The women attach us, one to the other, with bindings. I am tied to her by the waist, the arms, the legs, and the neck. This bony cadaver is encrusted in me, and I am encrusted in her. We look like Siamese twins: we nearly make one. Slowly, we improvise a dance. We sprawl on the ground. The movements are not hers or mine, but both of ours at the same time. We can control them.

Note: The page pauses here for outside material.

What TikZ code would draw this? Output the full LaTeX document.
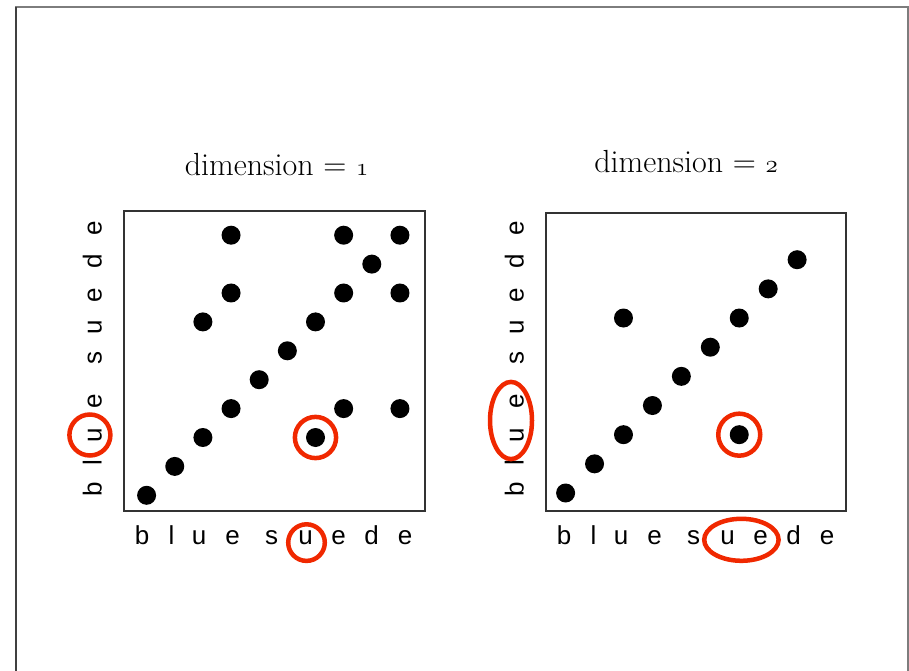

The women in white and pink splashes us with mint, black currant, and lemon syrup. The gooey liquid, green, red, and yellow, covers us; mixed with the dust, it creates a kind of mud.
Magma.
The curtain begins to fall slowly. Our united bodies cling one to the other, like pillars. We want to rise; we fall.
The curtain is down.
(All the ingredients employed in the “Sacramental Melodrama” were thrown at the public: suits, axes, containers, animals, bread, auto parts, and so forth. Big altercations between those present who fought like birds of prey to salvage the relics. Nothing remained.)
Ahem, I ask myself if I regret having missed the “Sacramental Melodrama” or if I am glad to have missed it.
Wait! It’s not over yet! The audience then argued over the live turtles, the internal organs, the steaks, the hair, and so forth. I returned to the stage and addressed them: “Generally, one pays a high price for one’s place at a theater to receive very little. Today, there was no charge, you didn’t pay anything, and you received a lot. It is midnight. In order to present to you the last part of this poem, I need two hours of preparation. Go get some coffee and come back at two in the morning.”